Javon Masters, a fifth-year basketball player for the University of New Brunswick Varsity Reds, is arguably one of the best scorers in Canada.
According to the Atlantic University Sport league, Masters broke the existing record of 2,069 career points, set by former University of Prince Edward Island star Curtis Robinson in 1996.
“I do think I am the best player in Canada,“ said Masters.
“It is not disrespect to any other players across the country. I have self-believe in myself, and my number has spoken to myself.”
As a huge LeBron James fan, 23 has become a faith on his jersey, and he has honoured this number by achieving two conference most valuable player awards and an average of 27.7 points.
From Kitchener, Ontario, the 300,000-population town, bred Masters to become a baller since he was seven-years-old. He played in the highest league in Ontario, traveled to China last summer to play for 3D Global Sports team and chose UNB five years ago, with a goal of winning the Atlantic title since he set his foot in the game.
“It feels good to be back here on Canadian soil, playing with UNB,” Masters said.
Masters said he likes the feeling on the UNB campus and the community is so welcoming. He appreciates coach Brent Baker, who has been with him for five years.
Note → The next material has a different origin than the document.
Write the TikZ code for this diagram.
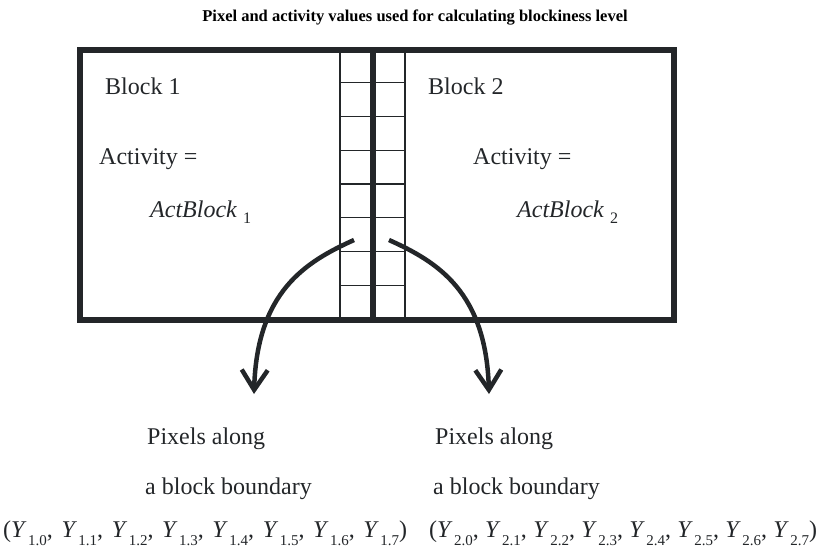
\documentclass[tikz,border=0pt]{standalone}
\usepackage{fontspec}
\setmainfont{Liberation Serif}
\usetikzlibrary{arrows.meta}
\definecolor{ink}{RGB}{35,38,41}
\newcommand\Ysub[1]{\textit{Y}\kern1.5pt\raisebox{-8pt}{\fontsize{15}{15}\selectfont #1}}
\newcommand\ActSub[1]{\textit{ActBlock}\kern6pt\raisebox{-6pt}{\fontsize{16}{16}\selectfont #1}}
\tikzset{
  txt/.style={anchor=base west, inner sep=0pt, text=ink, font=\fontsize{24}{28}\selectfont},
  ttl/.style={anchor=base, inner sep=0pt, text=black, font=\fontsize{16.5}{20}\selectfont\bfseries},
  frame/.style={draw=ink, line width=6pt},
  midline/.style={draw=ink, line width=5.5pt},
  gridline/.style={draw=ink, line width=1.2pt},
  curvearrow/.style={draw=ink, line width=4.5pt, -{Straight Barb[length=20pt,width=26pt]}}
}
\begin{document}
\begin{tikzpicture}[x=1pt,y=-1pt]
\useasboundingbox (0,0) rectangle (820,550);
\node[ttl] (title) at (415,21) {Pixel and activity values used for calculating blockiness level};
% grid
\foreach \y in {82.75,116.5,150.25,184,217.75,251.5,285.25}
  \draw[gridline] (340,\y) -- (405,\y);
\draw[gridline] (340,49.5) -- (340,320);
\draw[gridline] (405,49.5) -- (405,320);
% frame
\draw[frame] (80,49.5) rectangle (674,320);
\draw[midline] (373,49.5) -- (373,320);
% texts
\node[txt] (b1) at (105,94) {Block 1};
\node[txt] (a1) at (99,164) {Activity =};
\node[txt] (ab1) at (150,217) {\ActSub{1}};
\node[txt] (b2) at (428,94) {Block 2};
\node[txt] (a2) at (473,164) {Activity =};
\node[txt] (ab2) at (517,217) {\ActSub{2}};
\node[txt] (p1) at (147,444) {Pixels along};
\node[txt] (q1) at (145,494) {a block boundary};
\node[txt] (y1) at (3,537) {\makebox[404pt][s]{(\Ysub{1.0}, \Ysub{1.1}, \Ysub{1.2}, \Ysub{1.3}, \Ysub{1.4}, \Ysub{1.5}, \Ysub{1.6}, \Ysub{1.7})}};
\node[txt] (p2) at (435,444) {Pixels along};
\node[txt] (q2) at (433,494) {a block boundary};
\node[txt] (y2) at (429,537) {\makebox[388pt][s]{(\Ysub{2.0}, \Ysub{2.1}, \Ysub{2.2}, \Ysub{2.3}, \Ysub{2.4}, \Ysub{2.5}, \Ysub{2.6}, \Ysub{2.7})}};
% arrows
\coordinate (s1) at (354,240);
\coordinate (e1) at (254,394);
\coordinate (s2) at (389,240);
\coordinate (e2) at (489,394);
\draw[curvearrow] (s1) .. controls (305,262) and (257,292) .. (e1);
\draw[curvearrow] (s2) .. controls (438,262) and (486,292) .. (e2);
\end{tikzpicture}
\end{document}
But, just like any regular university kids, he does find it challenging to be a student athlete.
“Not many people understand the amount of sacrifice and time and effort that we have to put in our sports,” Master said.
“It can be challenging sometimes, but we have a pretty good support system here in university.”
Though UNB is typically superior in the sport battles, Masters recalled playing against St. Thomas University in his first, second and third years with nothing but best wishes.
“[STU has] been always competing for the Atlantic Collegiate Athletic Association title, going against Holland College and Mount Allison University,” said Masters.
“It is not difficult to play against them, but sometimes they gave us a little bit of challenge, with how they played.”
There are two leagues in the Atlantic region. One is AUS, a sport organization responsible for governing university sport at member Atlantic Canadian universities. The other is ACAA, which STU plays in, has been hosting conferences among Atlantic colleges since 1967.
“Hopefully I’ll see [STU] be more successful and hopefully they win the ACAA title in the future.”